▸ **Task**:
Repeat every record below exactly, but leave out any pictures.

*** Input data

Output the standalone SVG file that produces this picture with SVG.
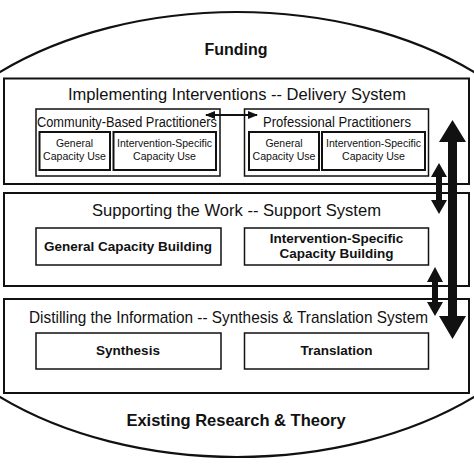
<svg xmlns="http://www.w3.org/2000/svg" width="474" height="474" viewBox="0 0 474 474">
<style>
.bg{fill:#fff}
.outer{fill:#fff;stroke:#111;stroke-width:2}
.inner{fill:#fff;stroke:#111;stroke-width:1.5}
.sub{fill:#fff;stroke:#111;stroke-width:2}
text{font-family:"Liberation Sans",Arial,Helvetica,sans-serif;fill:#111;text-anchor:middle}
.title{font-size:17px}
.grp{font-size:14px}
.small{font-size:11.5px}
.bold{font-weight:bold;font-size:13.5px}
.big{font-weight:bold;font-size:16.5px}
.arrow{fill:#111}
</style>
<defs>
<marker id="ah" viewBox="0 0 10 10" refX="9" refY="5" markerWidth="5" markerHeight="5" orient="auto-start-reverse" markerUnits="strokeWidth">
<path d="M0,1 L10,5 L0,9 Z" fill="#111"/>
</marker>
</defs>
<rect class="bg" x="0" y="0" width="474" height="474"/>
<g id="frame">
<ellipse cx="237" cy="234.5" rx="347" ry="222.5" fill="none" stroke="#111" stroke-width="2.2"/>
<text class="big" x="236" y="55" style="font-size:16px">Funding</text>
<text class="big" x="236" y="426">Existing Research &amp; Theory</text>
</g>
<g id="delivery">
<rect class="outer" x="4" y="78.5" width="465" height="105.5"/>
<text class="title" x="237" y="100" textLength="338" lengthAdjust="spacingAndGlyphs">Implementing Interventions -- Delivery System</text>
</g>
<g id="community">
<rect class="inner" x="36" y="109" width="184" height="67"/>
<text class="grp" x="127" y="127" textLength="180" lengthAdjust="spacingAndGlyphs">Community-Based Practitioners</text>
</g>
<g id="community-general">
<rect class="sub" x="39.5" y="132" width="70.5" height="38"/>
<text class="small" x="74.5" y="147" textLength="37" lengthAdjust="spacingAndGlyphs">General</text>
<text class="small" x="74.5" y="159.5" textLength="63" lengthAdjust="spacingAndGlyphs">Capacity Use</text>
</g>
<g id="community-specific">
<rect class="sub" x="113.5" y="132" width="102.5" height="38"/>
<text class="small" x="164.5" y="147" textLength="95" lengthAdjust="spacingAndGlyphs">Intervention-Specific</text>
<text class="small" x="164.5" y="159.5" textLength="63" lengthAdjust="spacingAndGlyphs">Capacity Use</text>
</g>
<g id="professional">
<rect class="inner" x="244.5" y="109" width="184" height="67"/>
<text class="grp" x="337" y="127" textLength="148" lengthAdjust="spacingAndGlyphs">Professional Practitioners</text>
</g>
<g id="professional-general">
<rect class="sub" x="249" y="132" width="70" height="38"/>
<text class="small" x="284" y="147" textLength="37" lengthAdjust="spacingAndGlyphs">General</text>
<text class="small" x="284" y="159.5" textLength="63" lengthAdjust="spacingAndGlyphs">Capacity Use</text>
</g>
<g id="professional-specific">
<rect class="sub" x="322" y="132" width="103" height="38"/>
<text class="small" x="373.5" y="147" textLength="95" lengthAdjust="spacingAndGlyphs">Intervention-Specific</text>
<text class="small" x="373.5" y="159.5" textLength="63" lengthAdjust="spacingAndGlyphs">Capacity Use</text>
</g>
<g id="support">
<rect class="outer" x="4" y="193" width="465" height="93"/>
<text class="title" x="236.5" y="216" textLength="289" lengthAdjust="spacingAndGlyphs">Supporting the Work -- Support System</text>
</g>
<g id="general-building">
<rect class="inner" x="36" y="228" width="185" height="37"/>
<text class="bold" x="128" y="251">General Capacity Building</text>
</g>
<g id="specific-building">
<rect class="inner" x="244.5" y="228" width="184" height="37"/>
<text class="bold" x="336.5" y="243">Intervention-Specific</text>
<text class="bold" x="336.5" y="258">Capacity Building</text>
</g>
<g id="synthesis-system">
<rect class="outer" x="4" y="299" width="465" height="94"/>
<text class="title" x="228.5" y="323" textLength="399" lengthAdjust="spacingAndGlyphs">Distilling the Information -- Synthesis &amp; Translation System</text>
</g>
<g id="synthesis">
<rect class="inner" x="36" y="333" width="185" height="36"/>
<text class="bold" x="128" y="355">Synthesis</text>
</g>
<g id="translation">
<rect class="inner" x="244.5" y="333" width="184" height="36"/>
<text class="bold" x="336.5" y="355">Translation</text>
</g>
<g id="connectors">
<line x1="206" y1="115" x2="257" y2="115" stroke="#111" stroke-width="2" marker-start="url(#ah)" marker-end="url(#ah)"/>
<polygon class="arrow" points="452.5,120 466,142 457,142 457,316 466,316 452.5,339 439,316 448,316 448,142 439,142"/>
<polygon class="arrow" points="439,163 447,177 442,177 442,200 447,200 439,214 431,200 436,200 436,177 431,177"/>
<polygon class="arrow" points="435,267 443,282 438,282 438,302 443,302 435,316 427,302 432,302 432,282 427,282"/>
</g>
</svg>
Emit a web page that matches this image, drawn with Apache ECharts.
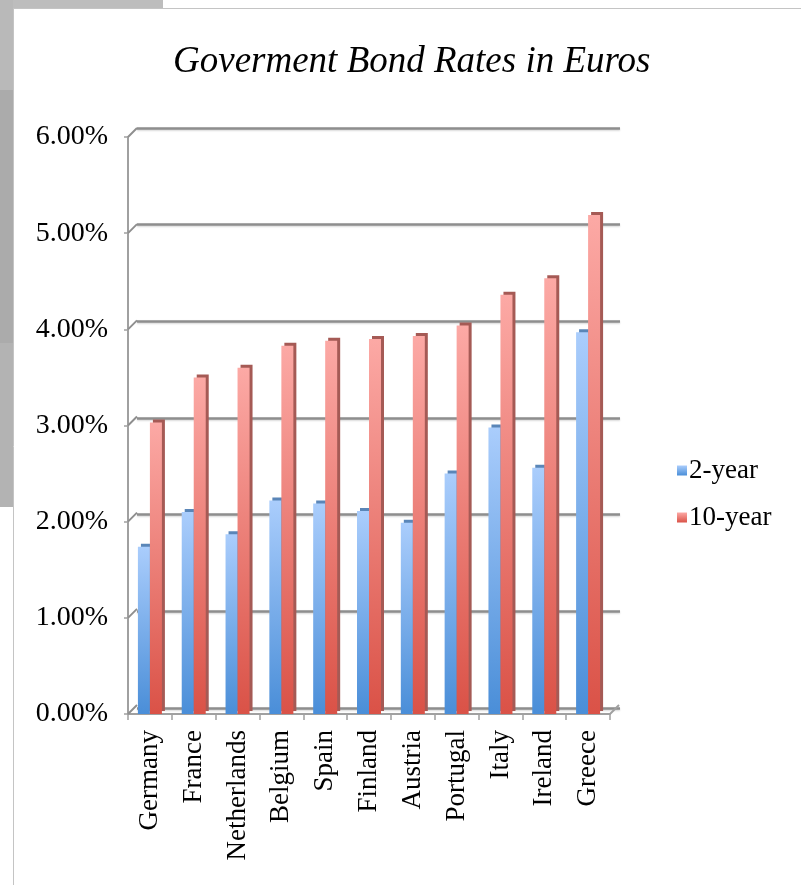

******

▸ **Written answer**:
Output the standalone SVG file that produces this picture with SVG.
<svg xmlns="http://www.w3.org/2000/svg" width="474" height="474" viewBox="0 0 474 474">
<style>
.bg{fill:#fff}
.outer{fill:#fff;stroke:#111;stroke-width:2}
.inner{fill:#fff;stroke:#111;stroke-width:1.5}
.sub{fill:#fff;stroke:#111;stroke-width:2}
text{font-family:"Liberation Sans",Arial,Helvetica,sans-serif;fill:#111;text-anchor:middle}
.title{font-size:17px}
.grp{font-size:14px}
.small{font-size:11.5px}
.bold{font-weight:bold;font-size:13.5px}
.big{font-weight:bold;font-size:16.5px}
.arrow{fill:#111}
</style>
<defs>
<marker id="ah" viewBox="0 0 10 10" refX="9" refY="5" markerWidth="5" markerHeight="5" orient="auto-start-reverse" markerUnits="strokeWidth">
<path d="M0,1 L10,5 L0,9 Z" fill="#111"/>
</marker>
</defs>
<rect class="bg" x="0" y="0" width="474" height="474"/>
<g id="frame">
<ellipse cx="237" cy="234.5" rx="347" ry="222.5" fill="none" stroke="#111" stroke-width="2.2"/>
<text class="big" x="236" y="55" style="font-size:16px">Funding</text>
<text class="big" x="236" y="426">Existing Research &amp; Theory</text>
</g>
<g id="delivery">
<rect class="outer" x="4" y="78.5" width="465" height="105.5"/>
<text class="title" x="237" y="100" textLength="338" lengthAdjust="spacingAndGlyphs">Implementing Interventions -- Delivery System</text>
</g>
<g id="community">
<rect class="inner" x="36" y="109" width="184" height="67"/>
<text class="grp" x="127" y="127" textLength="180" lengthAdjust="spacingAndGlyphs">Community-Based Practitioners</text>
</g>
<g id="community-general">
<rect class="sub" x="39.5" y="132" width="70.5" height="38"/>
<text class="small" x="74.5" y="147" textLength="37" lengthAdjust="spacingAndGlyphs">General</text>
<text class="small" x="74.5" y="159.5" textLength="63" lengthAdjust="spacingAndGlyphs">Capacity Use</text>
</g>
<g id="community-specific">
<rect class="sub" x="113.5" y="132" width="102.5" height="38"/>
<text class="small" x="164.5" y="147" textLength="95" lengthAdjust="spacingAndGlyphs">Intervention-Specific</text>
<text class="small" x="164.5" y="159.5" textLength="63" lengthAdjust="spacingAndGlyphs">Capacity Use</text>
</g>
<g id="professional">
<rect class="inner" x="244.5" y="109" width="184" height="67"/>
<text class="grp" x="337" y="127" textLength="148" lengthAdjust="spacingAndGlyphs">Professional Practitioners</text>
</g>
<g id="professional-general">
<rect class="sub" x="249" y="132" width="70" height="38"/>
<text class="small" x="284" y="147" textLength="37" lengthAdjust="spacingAndGlyphs">General</text>
<text class="small" x="284" y="159.5" textLength="63" lengthAdjust="spacingAndGlyphs">Capacity Use</text>
</g>
<g id="professional-specific">
<rect class="sub" x="322" y="132" width="103" height="38"/>
<text class="small" x="373.5" y="147" textLength="95" lengthAdjust="spacingAndGlyphs">Intervention-Specific</text>
<text class="small" x="373.5" y="159.5" textLength="63" lengthAdjust="spacingAndGlyphs">Capacity Use</text>
</g>
<g id="support">
<rect class="outer" x="4" y="193" width="465" height="93"/>
<text class="title" x="236.5" y="216" textLength="289" lengthAdjust="spacingAndGlyphs">Supporting the Work -- Support System</text>
</g>
<g id="general-building">
<rect class="inner" x="36" y="228" width="185" height="37"/>
<text class="bold" x="128" y="251">General Capacity Building</text>
</g>
<g id="specific-building">
<rect class="inner" x="244.5" y="228" width="184" height="37"/>
<text class="bold" x="336.5" y="243">Intervention-Specific</text>
<text class="bold" x="336.5" y="258">Capacity Building</text>
</g>
<g id="synthesis-system">
<rect class="outer" x="4" y="299" width="465" height="94"/>
<text class="title" x="228.5" y="323" textLength="399" lengthAdjust="spacingAndGlyphs">Distilling the Information -- Synthesis &amp; Translation System</text>
</g>
<g id="synthesis">
<rect class="inner" x="36" y="333" width="185" height="36"/>
<text class="bold" x="128" y="355">Synthesis</text>
</g>
<g id="translation">
<rect class="inner" x="244.5" y="333" width="184" height="36"/>
<text class="bold" x="336.5" y="355">Translation</text>
</g>
<g id="connectors">
<line x1="206" y1="115" x2="257" y2="115" stroke="#111" stroke-width="2" marker-start="url(#ah)" marker-end="url(#ah)"/>
<polygon class="arrow" points="452.5,120 466,142 457,142 457,316 466,316 452.5,339 439,316 448,316 448,142 439,142"/>
<polygon class="arrow" points="439,163 447,177 442,177 442,200 447,200 439,214 431,200 436,200 436,177 431,177"/>
<polygon class="arrow" points="435,267 443,282 438,282 438,302 443,302 435,316 427,302 432,302 432,282 427,282"/>
</g>
</svg>
Emit a web page that matches this image, drawn with Apache ECharts.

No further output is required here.